-- Task details --
Count each line in which the word "this" appears. Reply with the total and nothing more.

-- Rows from a dataset of charts and code --

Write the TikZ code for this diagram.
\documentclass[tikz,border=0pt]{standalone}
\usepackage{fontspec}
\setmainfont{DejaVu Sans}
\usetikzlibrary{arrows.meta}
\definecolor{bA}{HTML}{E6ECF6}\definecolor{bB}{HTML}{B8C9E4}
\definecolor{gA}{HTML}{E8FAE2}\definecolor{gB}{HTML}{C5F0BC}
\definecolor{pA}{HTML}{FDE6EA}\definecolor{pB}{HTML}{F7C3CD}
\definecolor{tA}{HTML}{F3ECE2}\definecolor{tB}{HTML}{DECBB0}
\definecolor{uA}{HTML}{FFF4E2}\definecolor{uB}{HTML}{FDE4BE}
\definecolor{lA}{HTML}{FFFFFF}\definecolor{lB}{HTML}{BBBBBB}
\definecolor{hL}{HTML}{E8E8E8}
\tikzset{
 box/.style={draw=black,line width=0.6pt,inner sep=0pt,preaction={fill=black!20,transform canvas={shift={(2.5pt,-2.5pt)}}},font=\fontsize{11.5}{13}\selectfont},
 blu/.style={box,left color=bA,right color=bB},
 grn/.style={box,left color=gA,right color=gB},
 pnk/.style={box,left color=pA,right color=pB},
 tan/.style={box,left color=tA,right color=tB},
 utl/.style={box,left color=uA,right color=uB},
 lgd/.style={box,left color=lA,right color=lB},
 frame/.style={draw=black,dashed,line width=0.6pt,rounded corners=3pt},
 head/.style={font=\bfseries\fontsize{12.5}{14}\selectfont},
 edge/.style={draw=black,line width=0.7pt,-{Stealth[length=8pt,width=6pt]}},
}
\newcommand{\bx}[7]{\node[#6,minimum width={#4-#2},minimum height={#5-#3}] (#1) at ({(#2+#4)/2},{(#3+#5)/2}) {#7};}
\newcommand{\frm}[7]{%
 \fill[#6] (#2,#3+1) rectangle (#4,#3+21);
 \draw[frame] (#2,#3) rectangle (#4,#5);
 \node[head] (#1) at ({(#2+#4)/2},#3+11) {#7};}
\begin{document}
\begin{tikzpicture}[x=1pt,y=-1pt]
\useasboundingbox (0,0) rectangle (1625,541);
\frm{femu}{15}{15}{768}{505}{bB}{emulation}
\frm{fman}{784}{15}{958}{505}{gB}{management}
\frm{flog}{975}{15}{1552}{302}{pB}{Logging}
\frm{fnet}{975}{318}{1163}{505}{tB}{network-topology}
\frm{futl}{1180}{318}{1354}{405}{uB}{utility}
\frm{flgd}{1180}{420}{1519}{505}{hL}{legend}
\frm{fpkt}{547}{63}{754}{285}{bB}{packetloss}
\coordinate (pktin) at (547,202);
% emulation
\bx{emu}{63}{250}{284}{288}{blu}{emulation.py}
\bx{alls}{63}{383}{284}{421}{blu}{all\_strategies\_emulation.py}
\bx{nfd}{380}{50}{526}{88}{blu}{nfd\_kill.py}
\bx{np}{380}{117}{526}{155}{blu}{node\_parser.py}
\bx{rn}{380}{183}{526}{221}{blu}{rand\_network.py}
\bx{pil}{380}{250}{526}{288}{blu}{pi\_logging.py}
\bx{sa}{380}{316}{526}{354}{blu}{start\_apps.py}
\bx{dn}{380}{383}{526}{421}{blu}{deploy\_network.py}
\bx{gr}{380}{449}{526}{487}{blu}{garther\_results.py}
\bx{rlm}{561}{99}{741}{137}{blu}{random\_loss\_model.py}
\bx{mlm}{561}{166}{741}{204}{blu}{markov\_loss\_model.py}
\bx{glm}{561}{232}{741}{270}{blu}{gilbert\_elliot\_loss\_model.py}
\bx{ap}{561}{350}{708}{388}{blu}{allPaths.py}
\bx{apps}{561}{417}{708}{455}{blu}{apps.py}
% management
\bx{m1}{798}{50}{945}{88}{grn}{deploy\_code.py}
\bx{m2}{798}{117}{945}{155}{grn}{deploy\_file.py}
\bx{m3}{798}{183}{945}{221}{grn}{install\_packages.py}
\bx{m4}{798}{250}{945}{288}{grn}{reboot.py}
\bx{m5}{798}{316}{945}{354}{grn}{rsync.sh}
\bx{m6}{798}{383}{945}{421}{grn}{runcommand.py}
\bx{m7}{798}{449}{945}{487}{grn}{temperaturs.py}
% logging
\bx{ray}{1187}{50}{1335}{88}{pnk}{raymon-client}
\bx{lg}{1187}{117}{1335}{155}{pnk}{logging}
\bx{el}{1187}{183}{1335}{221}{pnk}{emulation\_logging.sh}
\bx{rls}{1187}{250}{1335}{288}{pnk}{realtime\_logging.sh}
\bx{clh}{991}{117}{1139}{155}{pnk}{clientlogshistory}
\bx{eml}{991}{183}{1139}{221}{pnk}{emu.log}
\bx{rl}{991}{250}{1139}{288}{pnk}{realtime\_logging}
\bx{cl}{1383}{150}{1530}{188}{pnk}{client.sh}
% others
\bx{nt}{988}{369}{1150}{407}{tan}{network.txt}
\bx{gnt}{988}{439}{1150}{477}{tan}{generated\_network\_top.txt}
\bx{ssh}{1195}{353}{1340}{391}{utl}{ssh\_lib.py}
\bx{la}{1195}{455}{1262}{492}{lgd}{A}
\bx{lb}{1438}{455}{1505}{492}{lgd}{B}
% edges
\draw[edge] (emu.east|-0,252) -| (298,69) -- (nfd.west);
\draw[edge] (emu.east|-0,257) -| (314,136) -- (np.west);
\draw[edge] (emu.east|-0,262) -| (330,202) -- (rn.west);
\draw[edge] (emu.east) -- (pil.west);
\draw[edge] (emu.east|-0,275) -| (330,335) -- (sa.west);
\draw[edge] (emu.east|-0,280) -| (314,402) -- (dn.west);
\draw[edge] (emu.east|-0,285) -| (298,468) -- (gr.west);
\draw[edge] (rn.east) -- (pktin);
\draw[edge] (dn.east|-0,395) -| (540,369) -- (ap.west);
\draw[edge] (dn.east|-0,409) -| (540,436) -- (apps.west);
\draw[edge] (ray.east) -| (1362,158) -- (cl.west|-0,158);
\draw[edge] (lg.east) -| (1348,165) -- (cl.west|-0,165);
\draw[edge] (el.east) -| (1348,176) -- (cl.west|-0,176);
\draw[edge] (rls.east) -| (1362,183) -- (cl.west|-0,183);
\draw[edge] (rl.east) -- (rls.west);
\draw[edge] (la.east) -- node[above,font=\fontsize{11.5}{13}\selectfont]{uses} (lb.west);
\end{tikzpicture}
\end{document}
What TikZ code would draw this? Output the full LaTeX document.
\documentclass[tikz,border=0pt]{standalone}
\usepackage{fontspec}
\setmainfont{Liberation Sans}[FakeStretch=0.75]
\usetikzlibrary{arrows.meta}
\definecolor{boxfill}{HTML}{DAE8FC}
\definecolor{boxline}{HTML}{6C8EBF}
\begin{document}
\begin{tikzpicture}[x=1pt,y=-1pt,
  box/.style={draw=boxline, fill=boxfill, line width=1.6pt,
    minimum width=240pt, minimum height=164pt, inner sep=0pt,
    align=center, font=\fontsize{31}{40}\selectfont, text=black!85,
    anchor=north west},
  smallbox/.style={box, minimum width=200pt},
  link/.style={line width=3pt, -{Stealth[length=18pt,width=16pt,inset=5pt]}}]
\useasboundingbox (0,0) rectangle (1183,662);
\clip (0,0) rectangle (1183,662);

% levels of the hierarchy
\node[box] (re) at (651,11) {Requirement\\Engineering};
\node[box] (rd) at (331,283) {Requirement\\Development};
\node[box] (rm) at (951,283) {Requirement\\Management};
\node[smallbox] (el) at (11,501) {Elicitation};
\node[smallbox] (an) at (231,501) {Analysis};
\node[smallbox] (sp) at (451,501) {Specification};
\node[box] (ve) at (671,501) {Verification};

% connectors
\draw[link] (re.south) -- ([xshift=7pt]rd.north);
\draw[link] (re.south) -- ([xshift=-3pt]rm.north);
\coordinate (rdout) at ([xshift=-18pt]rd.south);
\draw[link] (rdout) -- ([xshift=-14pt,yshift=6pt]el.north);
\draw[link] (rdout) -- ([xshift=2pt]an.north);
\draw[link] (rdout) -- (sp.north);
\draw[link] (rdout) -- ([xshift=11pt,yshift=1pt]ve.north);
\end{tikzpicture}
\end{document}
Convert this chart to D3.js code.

-- Reply to the task --
3